───── DATA TO USE ─────

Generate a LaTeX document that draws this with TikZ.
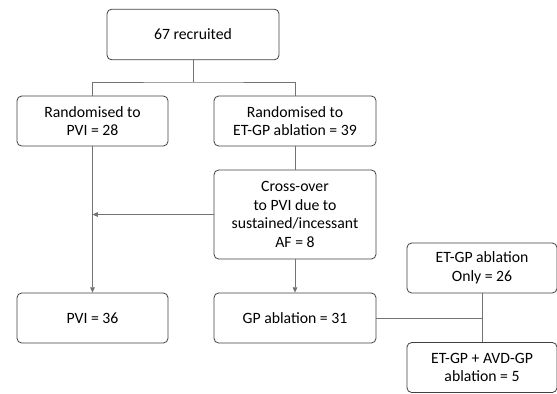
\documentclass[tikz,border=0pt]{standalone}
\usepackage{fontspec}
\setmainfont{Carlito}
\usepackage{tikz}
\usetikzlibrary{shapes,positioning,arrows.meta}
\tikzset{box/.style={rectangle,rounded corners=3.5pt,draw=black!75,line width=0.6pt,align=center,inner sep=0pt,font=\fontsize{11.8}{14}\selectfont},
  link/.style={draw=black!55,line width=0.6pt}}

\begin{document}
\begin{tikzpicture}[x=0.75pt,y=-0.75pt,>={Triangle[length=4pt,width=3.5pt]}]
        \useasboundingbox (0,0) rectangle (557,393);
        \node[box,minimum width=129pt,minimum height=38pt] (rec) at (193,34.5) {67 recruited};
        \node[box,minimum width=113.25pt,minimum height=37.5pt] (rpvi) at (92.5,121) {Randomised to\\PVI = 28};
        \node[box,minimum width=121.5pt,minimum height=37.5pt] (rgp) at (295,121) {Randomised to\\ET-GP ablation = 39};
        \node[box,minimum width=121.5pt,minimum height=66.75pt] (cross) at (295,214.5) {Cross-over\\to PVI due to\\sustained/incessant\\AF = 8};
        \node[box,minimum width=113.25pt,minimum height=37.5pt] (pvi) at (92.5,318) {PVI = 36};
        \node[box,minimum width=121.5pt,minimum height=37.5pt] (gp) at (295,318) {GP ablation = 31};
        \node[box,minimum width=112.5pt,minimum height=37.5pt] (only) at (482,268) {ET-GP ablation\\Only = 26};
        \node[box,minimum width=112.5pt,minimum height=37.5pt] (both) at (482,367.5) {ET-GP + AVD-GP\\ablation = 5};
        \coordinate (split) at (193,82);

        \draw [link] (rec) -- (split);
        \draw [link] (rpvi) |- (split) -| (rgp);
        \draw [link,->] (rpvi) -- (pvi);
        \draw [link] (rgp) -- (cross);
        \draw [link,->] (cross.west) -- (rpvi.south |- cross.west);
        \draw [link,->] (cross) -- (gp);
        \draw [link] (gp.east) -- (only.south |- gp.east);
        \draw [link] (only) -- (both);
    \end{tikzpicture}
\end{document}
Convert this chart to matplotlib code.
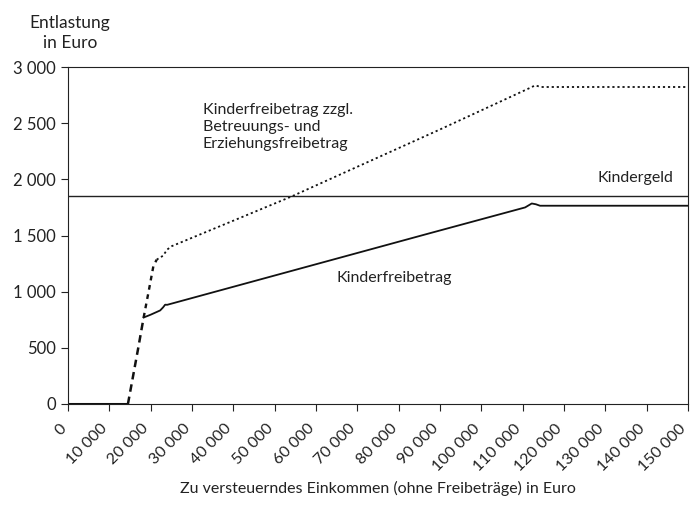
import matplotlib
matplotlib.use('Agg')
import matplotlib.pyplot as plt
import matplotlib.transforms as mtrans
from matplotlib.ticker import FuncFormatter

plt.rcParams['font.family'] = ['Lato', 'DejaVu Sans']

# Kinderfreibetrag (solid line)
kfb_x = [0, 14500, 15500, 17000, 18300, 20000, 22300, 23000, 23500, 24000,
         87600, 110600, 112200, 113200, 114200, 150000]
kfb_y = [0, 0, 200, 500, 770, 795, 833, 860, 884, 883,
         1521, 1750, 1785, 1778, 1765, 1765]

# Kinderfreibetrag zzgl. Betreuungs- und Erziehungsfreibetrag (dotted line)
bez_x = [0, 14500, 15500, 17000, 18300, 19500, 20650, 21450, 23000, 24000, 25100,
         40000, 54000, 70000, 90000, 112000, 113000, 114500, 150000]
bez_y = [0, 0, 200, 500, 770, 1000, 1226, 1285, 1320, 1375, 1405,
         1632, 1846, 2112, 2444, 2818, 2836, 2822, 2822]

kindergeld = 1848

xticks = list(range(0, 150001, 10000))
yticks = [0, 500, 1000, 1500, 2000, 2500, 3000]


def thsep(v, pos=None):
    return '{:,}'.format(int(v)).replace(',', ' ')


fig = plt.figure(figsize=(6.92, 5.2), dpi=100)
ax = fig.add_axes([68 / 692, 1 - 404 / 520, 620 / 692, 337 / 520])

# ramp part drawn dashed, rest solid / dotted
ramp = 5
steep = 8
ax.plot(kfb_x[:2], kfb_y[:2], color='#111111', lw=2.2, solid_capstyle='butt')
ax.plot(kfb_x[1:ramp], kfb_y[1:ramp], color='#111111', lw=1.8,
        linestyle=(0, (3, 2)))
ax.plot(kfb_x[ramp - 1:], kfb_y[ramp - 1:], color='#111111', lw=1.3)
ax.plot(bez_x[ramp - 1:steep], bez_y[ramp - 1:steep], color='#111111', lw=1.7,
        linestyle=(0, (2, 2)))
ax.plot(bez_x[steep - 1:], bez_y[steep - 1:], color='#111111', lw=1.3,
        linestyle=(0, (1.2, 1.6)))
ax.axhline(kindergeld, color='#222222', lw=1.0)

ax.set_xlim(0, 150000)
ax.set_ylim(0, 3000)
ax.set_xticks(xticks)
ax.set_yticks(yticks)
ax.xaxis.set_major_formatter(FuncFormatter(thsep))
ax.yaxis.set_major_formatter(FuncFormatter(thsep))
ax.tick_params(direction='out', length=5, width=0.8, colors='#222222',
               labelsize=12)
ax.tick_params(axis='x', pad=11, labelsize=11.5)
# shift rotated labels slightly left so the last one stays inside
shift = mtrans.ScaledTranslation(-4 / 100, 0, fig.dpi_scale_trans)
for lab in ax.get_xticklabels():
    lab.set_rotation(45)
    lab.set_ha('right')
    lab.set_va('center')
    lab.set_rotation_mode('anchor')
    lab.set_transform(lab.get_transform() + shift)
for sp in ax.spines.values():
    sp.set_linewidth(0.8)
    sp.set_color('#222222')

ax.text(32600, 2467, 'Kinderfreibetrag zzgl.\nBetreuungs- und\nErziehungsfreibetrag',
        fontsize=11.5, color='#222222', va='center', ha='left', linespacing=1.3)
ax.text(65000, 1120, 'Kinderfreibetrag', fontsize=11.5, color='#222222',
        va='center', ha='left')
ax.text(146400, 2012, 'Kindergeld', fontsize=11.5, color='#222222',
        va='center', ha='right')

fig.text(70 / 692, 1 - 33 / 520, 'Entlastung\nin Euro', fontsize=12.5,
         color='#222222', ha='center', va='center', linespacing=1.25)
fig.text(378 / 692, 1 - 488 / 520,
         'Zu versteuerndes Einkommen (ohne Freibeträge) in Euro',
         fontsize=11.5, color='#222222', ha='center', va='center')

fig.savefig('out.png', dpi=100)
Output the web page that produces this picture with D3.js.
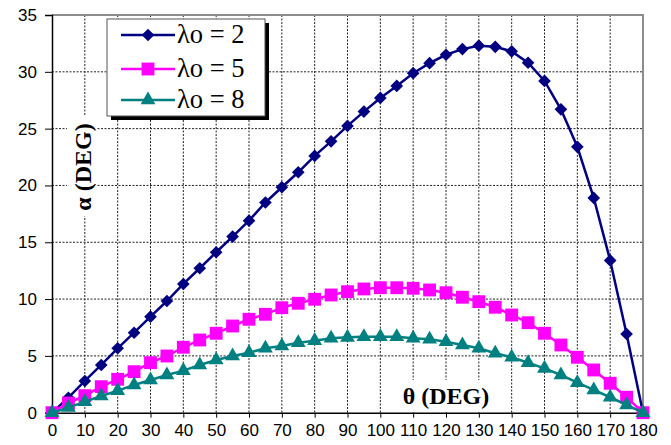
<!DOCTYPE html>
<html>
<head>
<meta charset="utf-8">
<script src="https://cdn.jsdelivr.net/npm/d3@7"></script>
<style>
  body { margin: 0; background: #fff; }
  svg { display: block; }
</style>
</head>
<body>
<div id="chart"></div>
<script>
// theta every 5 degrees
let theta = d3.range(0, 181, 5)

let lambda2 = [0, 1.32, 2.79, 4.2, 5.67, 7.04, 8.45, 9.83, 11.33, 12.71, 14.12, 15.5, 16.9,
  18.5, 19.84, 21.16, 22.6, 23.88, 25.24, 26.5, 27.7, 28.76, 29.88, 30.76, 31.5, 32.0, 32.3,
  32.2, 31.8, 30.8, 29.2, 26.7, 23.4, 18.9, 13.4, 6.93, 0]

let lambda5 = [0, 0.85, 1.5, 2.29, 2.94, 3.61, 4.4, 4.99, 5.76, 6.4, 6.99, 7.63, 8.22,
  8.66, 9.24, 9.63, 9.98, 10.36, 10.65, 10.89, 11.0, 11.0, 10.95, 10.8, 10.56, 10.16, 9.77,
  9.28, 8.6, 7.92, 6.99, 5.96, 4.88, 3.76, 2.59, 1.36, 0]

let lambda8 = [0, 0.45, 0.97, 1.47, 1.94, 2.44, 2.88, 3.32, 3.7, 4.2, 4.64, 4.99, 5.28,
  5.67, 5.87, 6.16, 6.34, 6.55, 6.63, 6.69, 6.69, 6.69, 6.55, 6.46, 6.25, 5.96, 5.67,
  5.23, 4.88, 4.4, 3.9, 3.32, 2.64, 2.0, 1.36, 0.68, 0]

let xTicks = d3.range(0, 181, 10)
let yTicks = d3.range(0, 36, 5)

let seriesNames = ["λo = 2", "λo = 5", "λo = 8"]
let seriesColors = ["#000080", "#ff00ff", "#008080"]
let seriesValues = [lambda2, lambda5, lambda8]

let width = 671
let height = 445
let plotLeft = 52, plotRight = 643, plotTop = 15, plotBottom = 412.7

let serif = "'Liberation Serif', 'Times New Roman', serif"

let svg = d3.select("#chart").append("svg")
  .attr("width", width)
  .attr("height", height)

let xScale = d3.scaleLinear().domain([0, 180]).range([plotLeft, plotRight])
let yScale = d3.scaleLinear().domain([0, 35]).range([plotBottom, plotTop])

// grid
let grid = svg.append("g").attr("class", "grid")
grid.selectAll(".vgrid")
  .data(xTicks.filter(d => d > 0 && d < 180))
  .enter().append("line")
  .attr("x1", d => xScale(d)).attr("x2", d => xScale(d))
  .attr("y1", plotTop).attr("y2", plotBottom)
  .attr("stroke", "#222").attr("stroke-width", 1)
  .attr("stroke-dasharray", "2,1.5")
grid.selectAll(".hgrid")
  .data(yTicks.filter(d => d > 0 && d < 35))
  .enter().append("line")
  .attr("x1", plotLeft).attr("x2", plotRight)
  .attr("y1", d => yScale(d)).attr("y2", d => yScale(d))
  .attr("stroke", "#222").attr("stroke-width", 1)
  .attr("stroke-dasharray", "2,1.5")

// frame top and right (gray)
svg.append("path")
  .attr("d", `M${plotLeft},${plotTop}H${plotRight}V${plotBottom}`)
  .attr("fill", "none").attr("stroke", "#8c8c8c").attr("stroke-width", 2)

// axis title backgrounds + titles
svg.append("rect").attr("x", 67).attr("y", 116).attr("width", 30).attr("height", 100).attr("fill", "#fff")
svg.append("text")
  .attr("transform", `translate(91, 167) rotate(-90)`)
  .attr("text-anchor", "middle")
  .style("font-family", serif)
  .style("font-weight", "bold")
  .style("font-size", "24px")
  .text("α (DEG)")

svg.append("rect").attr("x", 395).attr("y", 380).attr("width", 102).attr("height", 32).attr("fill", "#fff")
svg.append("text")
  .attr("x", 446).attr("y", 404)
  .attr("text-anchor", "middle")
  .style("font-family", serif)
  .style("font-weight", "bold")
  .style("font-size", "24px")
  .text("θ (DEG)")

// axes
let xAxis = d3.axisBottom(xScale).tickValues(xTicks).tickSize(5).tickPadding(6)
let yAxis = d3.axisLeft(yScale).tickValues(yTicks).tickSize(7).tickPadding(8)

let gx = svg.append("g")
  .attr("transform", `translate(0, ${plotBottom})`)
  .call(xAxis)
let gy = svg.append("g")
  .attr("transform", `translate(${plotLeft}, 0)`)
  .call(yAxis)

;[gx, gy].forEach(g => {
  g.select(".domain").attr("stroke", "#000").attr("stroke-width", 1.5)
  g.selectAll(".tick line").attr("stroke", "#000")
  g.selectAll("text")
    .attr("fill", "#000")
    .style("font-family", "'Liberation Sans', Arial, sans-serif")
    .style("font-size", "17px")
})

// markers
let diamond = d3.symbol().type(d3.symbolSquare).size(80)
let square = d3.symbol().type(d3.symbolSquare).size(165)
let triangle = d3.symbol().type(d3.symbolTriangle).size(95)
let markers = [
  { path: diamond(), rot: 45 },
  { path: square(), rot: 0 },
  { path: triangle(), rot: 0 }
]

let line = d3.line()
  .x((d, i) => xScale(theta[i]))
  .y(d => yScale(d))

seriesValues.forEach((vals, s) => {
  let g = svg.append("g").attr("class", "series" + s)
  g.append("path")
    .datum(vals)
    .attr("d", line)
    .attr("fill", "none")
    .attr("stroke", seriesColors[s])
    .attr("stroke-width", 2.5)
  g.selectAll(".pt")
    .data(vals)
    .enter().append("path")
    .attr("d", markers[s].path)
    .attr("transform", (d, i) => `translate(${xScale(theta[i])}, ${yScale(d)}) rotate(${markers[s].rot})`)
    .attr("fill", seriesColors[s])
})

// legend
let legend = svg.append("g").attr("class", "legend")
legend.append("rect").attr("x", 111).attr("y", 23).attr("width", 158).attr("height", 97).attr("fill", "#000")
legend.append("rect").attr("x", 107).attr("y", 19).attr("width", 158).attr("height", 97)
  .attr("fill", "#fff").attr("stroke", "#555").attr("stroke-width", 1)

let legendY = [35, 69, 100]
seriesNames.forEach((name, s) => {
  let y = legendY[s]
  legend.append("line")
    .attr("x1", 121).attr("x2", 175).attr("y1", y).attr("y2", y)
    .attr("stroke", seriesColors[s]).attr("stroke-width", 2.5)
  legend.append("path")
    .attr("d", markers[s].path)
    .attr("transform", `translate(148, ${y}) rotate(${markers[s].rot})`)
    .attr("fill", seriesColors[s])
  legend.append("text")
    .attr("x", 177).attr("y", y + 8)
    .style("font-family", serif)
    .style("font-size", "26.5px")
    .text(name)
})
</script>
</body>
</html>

─────

EXERCISE TASK =>
Using the records above, pull out each line where the word "that" occurs.

ANSWER IN FULL =>
Generate a LaTeX document that draws this with TikZ.
Output the web page that produces this picture with D3.js.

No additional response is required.